Task details >>
Reproduce the data exactly and drop any pictures it holds.

※

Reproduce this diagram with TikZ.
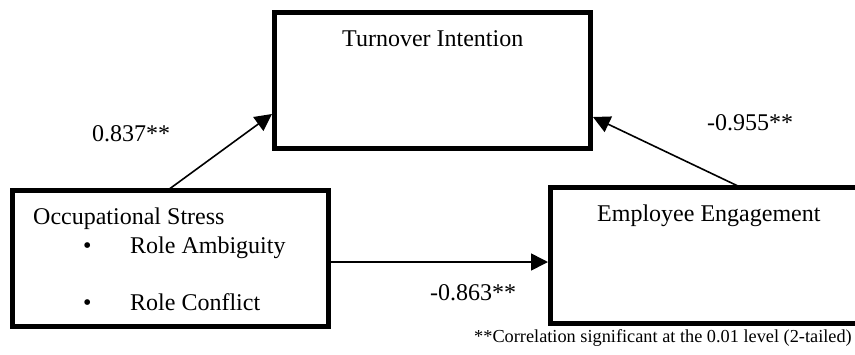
\documentclass[tikz,border=0pt]{standalone}
\usepackage{fontspec}
\setmainfont{Liberation Serif}
\usetikzlibrary{arrows.meta}
\tikzset{
  box/.style={draw=black, line width=5pt, outer sep=0pt, inner sep=0pt, anchor=north west, fill=white},
  conn/.style={draw=black, line width=1.6pt, -{Triangle[length=17pt,width=17pt]}},
  txt/.style={anchor=base west, inner sep=0pt, font=\fontsize{24}{28}\selectfont},
  note/.style={anchor=base west, inner sep=0pt, font=\fontsize{18.3}{22}\selectfont}
}
\begin{document}
\begin{tikzpicture}[x=1pt,y=-1pt]
\useasboundingbox (0,0) rectangle (855,354);
% boxes
\node[box, minimum width=316pt, minimum height=136pt] (ti) at (274.5,12) {};
\node[box, minimum width=315.5pt, minimum height=136pt] (os) at (12.5,190) {};
\node[box, minimum width=329.5pt, minimum height=136.5pt] (ee) at (550.5,187) {};
% box texts
\node[txt] (tit) at (342,46) {Turnover Intention};
\node[txt] (ost) at (33,224) {Occupational Stress};
\node[txt] (b1) at (83,253) {•};
\node[txt] (ra) at (130,253) {Role Ambiguity};
\node[txt] (b2) at (83,310) {•};
\node[txt] (rc) at (130,310) {Role Conflict};
\node[txt] (eet) at (597,221) {Employee Engagement};
% connectors
\coordinate (a1) at ([xshift=155.5pt]os.north west);
\coordinate (a2) at ([xshift=-2.5pt,yshift=-34pt]ti.west);
\draw[conn] (a1) -- (a2);
\coordinate (c1) at ([xshift=189.5pt]ee.north west);
\coordinate (c2) at ([xshift=2.5pt,yshift=-37pt]ti.east);
\draw[conn] (c1) -- (c2);
\coordinate (h1) at ([xshift=2.5pt,yshift=-4pt]os.east);
\coordinate (h2) at ([xshift=-2.5pt]h1 -| ee.west);
\draw[conn] (h1) -- (h2);
% labels
\node[txt] (l1) at (92,141) {0.837**};
\node[txt] (l2) at (707,130) {-0.955**};
\node[txt] (l3) at (430,300) {-0.863**};
\node[note] (fn) at (474,342) {**Correlation significant at the 0.01 level (2-tailed)};
\end{tikzpicture}
\end{document}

※

Result for this exercise >>
Reproduce this diagram with TikZ.
\documentclass[tikz,border=0pt]{standalone}
\usepackage{fontspec}
\setmainfont{Liberation Serif}
\usetikzlibrary{arrows.meta}
\tikzset{
  box/.style={draw=black, line width=5pt, outer sep=0pt, inner sep=0pt, anchor=north west, fill=white},
  conn/.style={draw=black, line width=1.6pt, -{Triangle[length=17pt,width=17pt]}},
  txt/.style={anchor=base west, inner sep=0pt, font=\fontsize{24}{28}\selectfont},
  note/.style={anchor=base west, inner sep=0pt, font=\fontsize{18.3}{22}\selectfont}
}
\begin{document}
\begin{tikzpicture}[x=1pt,y=-1pt]
\useasboundingbox (0,0) rectangle (855,354);
% boxes
\node[box, minimum width=316pt, minimum height=136pt] (ti) at (274.5,12) {};
\node[box, minimum width=315.5pt, minimum height=136pt] (os) at (12.5,190) {};
\node[box, minimum width=329.5pt, minimum height=136.5pt] (ee) at (550.5,187) {};
% box texts
\node[txt] (tit) at (342,46) {Turnover Intention};
\node[txt] (ost) at (33,224) {Occupational Stress};
\node[txt] (b1) at (83,253) {•};
\node[txt] (ra) at (130,253) {Role Ambiguity};
\node[txt] (b2) at (83,310) {•};
\node[txt] (rc) at (130,310) {Role Conflict};
\node[txt] (eet) at (597,221) {Employee Engagement};
% connectors
\coordinate (a1) at ([xshift=155.5pt]os.north west);
\coordinate (a2) at ([xshift=-2.5pt,yshift=-34pt]ti.west);
\draw[conn] (a1) -- (a2);
\coordinate (c1) at ([xshift=189.5pt]ee.north west);
\coordinate (c2) at ([xshift=2.5pt,yshift=-37pt]ti.east);
\draw[conn] (c1) -- (c2);
\coordinate (h1) at ([xshift=2.5pt,yshift=-4pt]os.east);
\coordinate (h2) at ([xshift=-2.5pt]h1 -| ee.west);
\draw[conn] (h1) -- (h2);
% labels
\node[txt] (l1) at (92,141) {0.837**};
\node[txt] (l2) at (707,130) {-0.955**};
\node[txt] (l3) at (430,300) {-0.863**};
\node[note] (fn) at (474,342) {**Correlation significant at the 0.01 level (2-tailed)};
\end{tikzpicture}
\end{document}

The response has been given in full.